4. Collateral Loan Market:
Collateral loan market deals with collateral loans i.e., loans backed by security. In the Indian collateral loan market, the commercial banks provide short- term loans against government securities, shares and debentures of the government, etc.
5. Certificate of Deposit and Commercial Paper Markets:
Certificate of Deposit (CD) and Commercial Paper (CP) markets deal with certificates of deposit and commercial papers. These two instruments (CD and CP) were introduced by Reserve Bank of India in March 1989 in order to widen the range of money market instruments and give investors greater flexibility in the deployment of their short-term surplus funds.
B) Institutional structure/participants
1. Central Government:
Central Government is a borrower in the money market through the issue of Treasury Bills (T-Bills). The T-Bills are issued through the RBI. The T-Bills represent zero risk instruments. They are issued with tenure of 91 days (3 months), 182 days (6 months) and 364 days (1 year). Due to its risk free nature, banks, corporates and many such institutions buy the T-Bills and lend to the government as a part of it short- term borrowing programme.
2. Public Sector Undertakings:
Many government companies have their shares listed on stock exchanges. As listed companies, they can issue commercial paper in order to obtain its working capital finance. The PSUs are only borrowers in the money market. They seldom lend their surplus due to the bureaucratic mindset.
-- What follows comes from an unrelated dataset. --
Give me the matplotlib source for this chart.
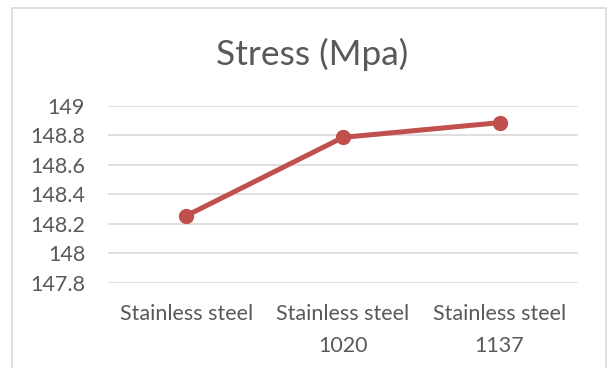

The treasury operations of the PSUs are very inefficient with huge cash surplus remaining idle for a long period of time.
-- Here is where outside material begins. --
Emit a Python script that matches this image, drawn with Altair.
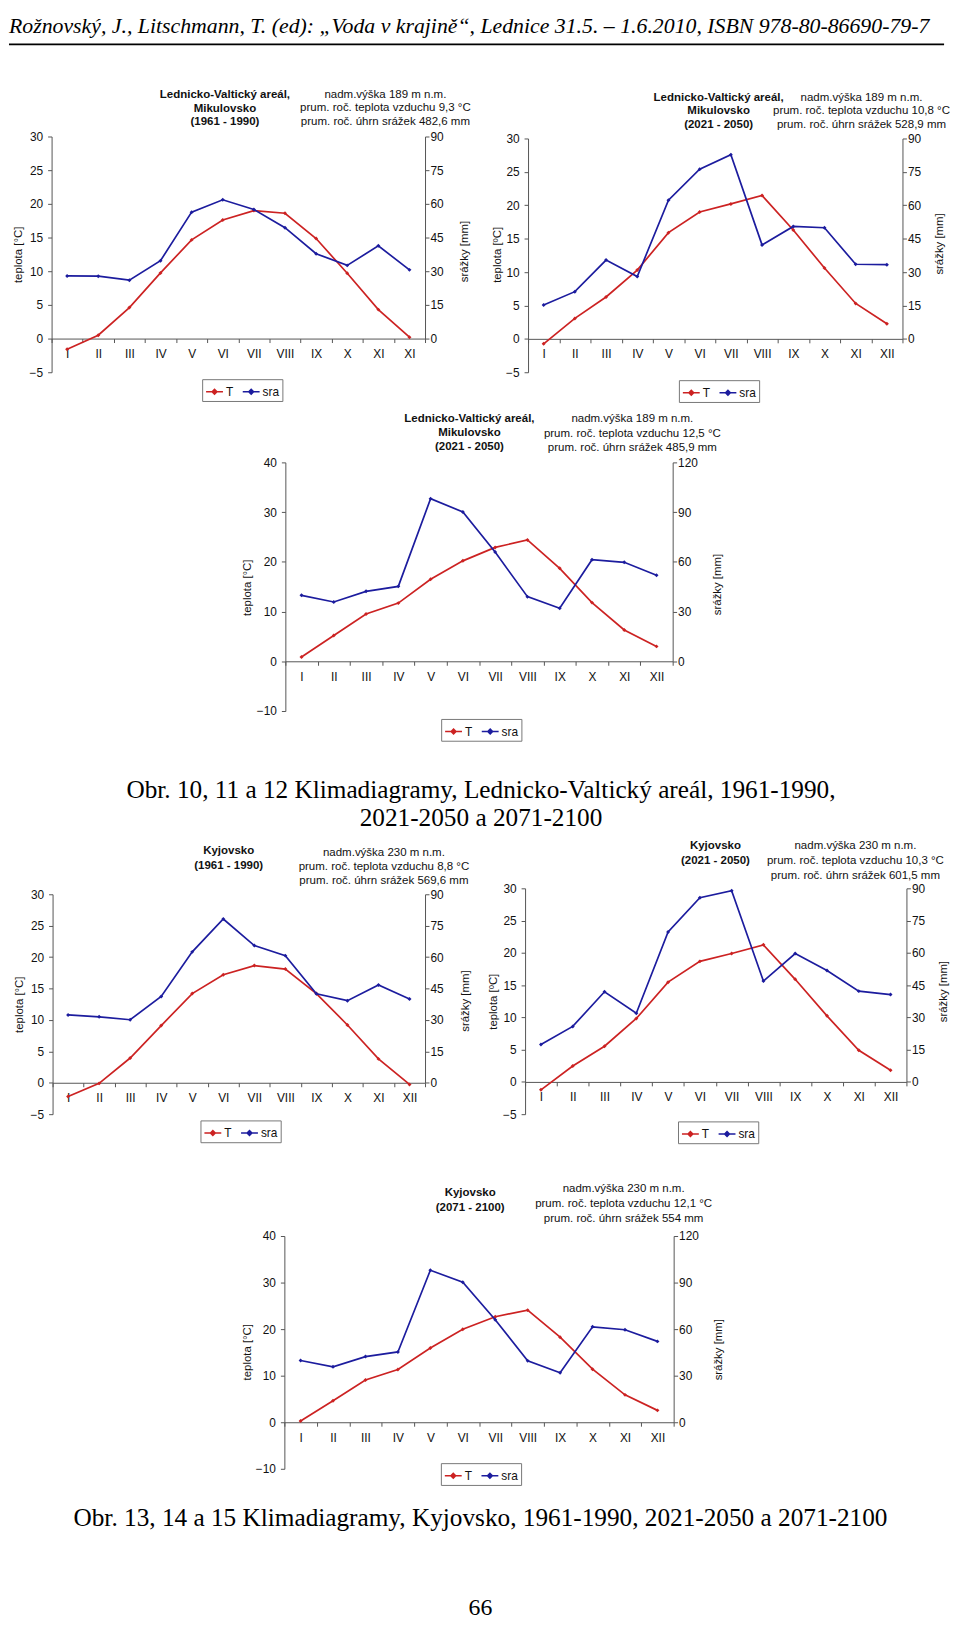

3. Non-banking financial companies
NBFCs acts as an intermediary in the money market. Some of them are-
Both general and life insurance companies are usual lenders in the money market. Being cash surplus entities, they do not borrow in the money market. With the introduction of CBLO (Collateralized Borrowing and Lending Obligations), they have become big investors. In between capital market instruments and money market instruments, insurance companies invest more in capital market instruments. As their lending programmes are for very long periods, their role in the money market is a little less.
Mutual funds offer varieties of schemes for the different investment objectives of the public. There are many schemes known as Money Market Mutual Fund Schemes or Liquid Schemes. These schemes have the investment objective of investing in money market instruments. They ensure highest liquidity to the investors by offering withdrawal by way of a day’s notice or encashment of units through Bank ATMs. Naturally, mutual funds invest the corpus of such schemes only in money market. They do not borrow, but only lend or invest in the money market.
4. Commercial banks:
Scheduled commercial banks are very big borrowers and lenders in the money market. They borrow and lend in call money market, short-notice market, repo and reverse repo market. They borrow in rediscounting market from the RBI and IDBI. They lend in commercial paper market by way of buying the commercial papers issued by corporates and listed public sector units. They also borrow through issue of Certificate of Deposits to the corporates.
5. Corporates:
Corporates borrow by issuing commercial papers which are nothing but short-term promissory notes. They are issued by listed companies after obtaining the necessary credit rating for the CP. They also lend in the CBLO market their temporary surplus, when the interest rate rules very high in the market. They are the lender to the banks when they buy the Certificate of Deposit issued by the banks. In addition, they are the lenders through purchase of Treasury bills.
The Indian money market is still in its infant stage and still developing. The rent trends in the Indian money market are discussed below-
1. An increase in secured funding
Secured funding provides an alternative source of term liquidity for the Group balance sheet. In the unsecured market, banks' cash borrowings decreased by 44%. And secured funding is increasing rapidly.
2. Changes in the repo market:
The growing gap between where dealer-banks are willing to finance each other through the vast and shadowy "repo" market vs. what investors charge for such collateralized lending shows the negative feedback loop of heightened regulatory pressures on banks. In a repo, one party sells an asset (usually fixed-income securities) to another party at one price at the start of the transaction and commits to repurchase the fungible assets from the second party at a different price at a future date or (in the case of an open repo) on demand. If the seller defaults during the life of the repo, the buyer (as the new owner) can sell the asset to a third party to offset his loss. The asset therefore acts as collateral and mitigates the credit risk that the buyer has on the seller. As banks continue to repay the liquidity facilities provided by the ECB, they have returned to the repo market for funding. The survey reveals that the market share of euro-denominated repos has recovered from 57% in June 2012 to 66% in December last year. As a result, collateral remains in high demand, not only from central bank holdings (due to asset purchases) and capital requirements, but also from banks attempting to secure funding. Investors such as money-market mutual funds have had the option of parking their cash elsewhere at these times when dealers are shunning them, even as rates are lower.
3. Price Formation and Transmission:
This is very popular trends in money market. Price formation is one of the key elements of market economy functioning. The price of a commodity or a service is formed as a result of numerous economic, political and social processes and this is true for traditional commodity relations as well as for financial markets. In business terms, price transmission means the process in which upstream prices affect downstream prices. Upstream prices should be thought of in terms of main inputs prices (for processing / manufacturing, etc.) or prices quoted on higher market levels (e.g. wholesale markets).
4. Low Level of Interest Rates:
Currently many banks are offering Low Level of Interest Rates on home loan, car loan etc. for attraction of people.
5. Increase in investment:
Investment by companies and wealthy individuals in zero-risk treasury bills has been on the rise over the last one year.